--- START PROVIDED MATERIAL ---

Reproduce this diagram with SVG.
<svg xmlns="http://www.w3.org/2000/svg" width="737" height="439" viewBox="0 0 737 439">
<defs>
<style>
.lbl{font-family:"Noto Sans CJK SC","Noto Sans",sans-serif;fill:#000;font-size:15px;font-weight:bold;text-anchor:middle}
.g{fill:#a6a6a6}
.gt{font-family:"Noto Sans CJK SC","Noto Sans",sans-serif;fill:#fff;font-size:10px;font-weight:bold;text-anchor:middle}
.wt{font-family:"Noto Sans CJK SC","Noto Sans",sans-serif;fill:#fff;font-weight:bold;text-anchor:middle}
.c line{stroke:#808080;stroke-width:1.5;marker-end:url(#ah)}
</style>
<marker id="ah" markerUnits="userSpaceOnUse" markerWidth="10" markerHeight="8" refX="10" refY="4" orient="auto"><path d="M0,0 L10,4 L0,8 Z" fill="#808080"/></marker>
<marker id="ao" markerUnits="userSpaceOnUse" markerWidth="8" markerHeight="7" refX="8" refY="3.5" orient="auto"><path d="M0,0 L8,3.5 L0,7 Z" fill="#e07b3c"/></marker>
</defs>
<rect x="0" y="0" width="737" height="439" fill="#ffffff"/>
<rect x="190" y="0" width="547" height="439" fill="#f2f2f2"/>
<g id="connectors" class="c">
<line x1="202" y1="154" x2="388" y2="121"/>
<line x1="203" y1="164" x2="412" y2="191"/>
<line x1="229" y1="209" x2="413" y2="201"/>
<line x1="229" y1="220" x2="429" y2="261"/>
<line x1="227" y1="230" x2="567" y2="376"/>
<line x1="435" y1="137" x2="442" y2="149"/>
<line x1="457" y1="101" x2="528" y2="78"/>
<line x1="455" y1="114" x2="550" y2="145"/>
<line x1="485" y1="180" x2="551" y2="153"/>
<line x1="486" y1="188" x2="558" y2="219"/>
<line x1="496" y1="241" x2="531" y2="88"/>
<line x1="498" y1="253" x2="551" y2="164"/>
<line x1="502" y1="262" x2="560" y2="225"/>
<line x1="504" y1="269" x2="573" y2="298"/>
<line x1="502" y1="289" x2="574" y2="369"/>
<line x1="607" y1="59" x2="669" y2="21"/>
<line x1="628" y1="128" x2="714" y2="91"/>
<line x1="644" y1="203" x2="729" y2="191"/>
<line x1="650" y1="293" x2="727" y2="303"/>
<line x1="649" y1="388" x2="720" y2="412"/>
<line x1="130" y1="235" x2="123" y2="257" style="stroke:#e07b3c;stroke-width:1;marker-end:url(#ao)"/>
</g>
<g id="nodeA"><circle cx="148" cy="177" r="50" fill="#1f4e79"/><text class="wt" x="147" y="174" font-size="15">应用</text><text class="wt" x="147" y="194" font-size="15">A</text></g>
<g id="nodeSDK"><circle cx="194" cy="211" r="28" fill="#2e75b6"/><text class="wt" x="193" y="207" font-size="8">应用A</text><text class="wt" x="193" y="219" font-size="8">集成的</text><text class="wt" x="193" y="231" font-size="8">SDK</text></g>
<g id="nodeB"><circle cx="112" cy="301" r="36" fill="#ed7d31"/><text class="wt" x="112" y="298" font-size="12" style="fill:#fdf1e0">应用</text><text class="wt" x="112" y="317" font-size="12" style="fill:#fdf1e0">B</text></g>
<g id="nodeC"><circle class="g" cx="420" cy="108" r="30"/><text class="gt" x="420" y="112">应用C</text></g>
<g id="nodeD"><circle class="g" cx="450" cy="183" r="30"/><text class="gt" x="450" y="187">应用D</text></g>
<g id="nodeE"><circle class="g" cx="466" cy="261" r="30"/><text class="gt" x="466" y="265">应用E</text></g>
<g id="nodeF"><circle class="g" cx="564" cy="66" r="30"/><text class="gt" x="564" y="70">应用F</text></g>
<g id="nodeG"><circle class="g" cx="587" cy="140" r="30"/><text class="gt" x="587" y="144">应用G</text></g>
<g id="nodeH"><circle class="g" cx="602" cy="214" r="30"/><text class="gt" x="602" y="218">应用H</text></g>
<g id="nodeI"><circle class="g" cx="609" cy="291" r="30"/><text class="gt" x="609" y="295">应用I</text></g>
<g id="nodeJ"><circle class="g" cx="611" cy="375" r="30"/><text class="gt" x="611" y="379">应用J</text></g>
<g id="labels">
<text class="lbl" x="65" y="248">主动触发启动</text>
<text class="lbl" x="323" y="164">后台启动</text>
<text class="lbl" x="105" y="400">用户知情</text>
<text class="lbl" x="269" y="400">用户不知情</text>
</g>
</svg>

--- END PROVIDED MATERIAL ---

Using the data above, repeat every line exactly.

Reproduce this diagram with SVG.
<svg xmlns="http://www.w3.org/2000/svg" width="737" height="439" viewBox="0 0 737 439">
<defs>
<style>
.lbl{font-family:"Noto Sans CJK SC","Noto Sans",sans-serif;fill:#000;font-size:15px;font-weight:bold;text-anchor:middle}
.g{fill:#a6a6a6}
.gt{font-family:"Noto Sans CJK SC","Noto Sans",sans-serif;fill:#fff;font-size:10px;font-weight:bold;text-anchor:middle}
.wt{font-family:"Noto Sans CJK SC","Noto Sans",sans-serif;fill:#fff;font-weight:bold;text-anchor:middle}
.c line{stroke:#808080;stroke-width:1.5;marker-end:url(#ah)}
</style>
<marker id="ah" markerUnits="userSpaceOnUse" markerWidth="10" markerHeight="8" refX="10" refY="4" orient="auto"><path d="M0,0 L10,4 L0,8 Z" fill="#808080"/></marker>
<marker id="ao" markerUnits="userSpaceOnUse" markerWidth="8" markerHeight="7" refX="8" refY="3.5" orient="auto"><path d="M0,0 L8,3.5 L0,7 Z" fill="#e07b3c"/></marker>
</defs>
<rect x="0" y="0" width="737" height="439" fill="#ffffff"/>
<rect x="190" y="0" width="547" height="439" fill="#f2f2f2"/>
<g id="connectors" class="c">
<line x1="202" y1="154" x2="388" y2="121"/>
<line x1="203" y1="164" x2="412" y2="191"/>
<line x1="229" y1="209" x2="413" y2="201"/>
<line x1="229" y1="220" x2="429" y2="261"/>
<line x1="227" y1="230" x2="567" y2="376"/>
<line x1="435" y1="137" x2="442" y2="149"/>
<line x1="457" y1="101" x2="528" y2="78"/>
<line x1="455" y1="114" x2="550" y2="145"/>
<line x1="485" y1="180" x2="551" y2="153"/>
<line x1="486" y1="188" x2="558" y2="219"/>
<line x1="496" y1="241" x2="531" y2="88"/>
<line x1="498" y1="253" x2="551" y2="164"/>
<line x1="502" y1="262" x2="560" y2="225"/>
<line x1="504" y1="269" x2="573" y2="298"/>
<line x1="502" y1="289" x2="574" y2="369"/>
<line x1="607" y1="59" x2="669" y2="21"/>
<line x1="628" y1="128" x2="714" y2="91"/>
<line x1="644" y1="203" x2="729" y2="191"/>
<line x1="650" y1="293" x2="727" y2="303"/>
<line x1="649" y1="388" x2="720" y2="412"/>
<line x1="130" y1="235" x2="123" y2="257" style="stroke:#e07b3c;stroke-width:1;marker-end:url(#ao)"/>
</g>
<g id="nodeA"><circle cx="148" cy="177" r="50" fill="#1f4e79"/><text class="wt" x="147" y="174" font-size="15">应用</text><text class="wt" x="147" y="194" font-size="15">A</text></g>
<g id="nodeSDK"><circle cx="194" cy="211" r="28" fill="#2e75b6"/><text class="wt" x="193" y="207" font-size="8">应用A</text><text class="wt" x="193" y="219" font-size="8">集成的</text><text class="wt" x="193" y="231" font-size="8">SDK</text></g>
<g id="nodeB"><circle cx="112" cy="301" r="36" fill="#ed7d31"/><text class="wt" x="112" y="298" font-size="12" style="fill:#fdf1e0">应用</text><text class="wt" x="112" y="317" font-size="12" style="fill:#fdf1e0">B</text></g>
<g id="nodeC"><circle class="g" cx="420" cy="108" r="30"/><text class="gt" x="420" y="112">应用C</text></g>
<g id="nodeD"><circle class="g" cx="450" cy="183" r="30"/><text class="gt" x="450" y="187">应用D</text></g>
<g id="nodeE"><circle class="g" cx="466" cy="261" r="30"/><text class="gt" x="466" y="265">应用E</text></g>
<g id="nodeF"><circle class="g" cx="564" cy="66" r="30"/><text class="gt" x="564" y="70">应用F</text></g>
<g id="nodeG"><circle class="g" cx="587" cy="140" r="30"/><text class="gt" x="587" y="144">应用G</text></g>
<g id="nodeH"><circle class="g" cx="602" cy="214" r="30"/><text class="gt" x="602" y="218">应用H</text></g>
<g id="nodeI"><circle class="g" cx="609" cy="291" r="30"/><text class="gt" x="609" y="295">应用I</text></g>
<g id="nodeJ"><circle class="g" cx="611" cy="375" r="30"/><text class="gt" x="611" y="379">应用J</text></g>
<g id="labels">
<text class="lbl" x="65" y="248">主动触发启动</text>
<text class="lbl" x="323" y="164">后台启动</text>
<text class="lbl" x="105" y="400">用户知情</text>
<text class="lbl" x="269" y="400">用户不知情</text>
</g>
</svg>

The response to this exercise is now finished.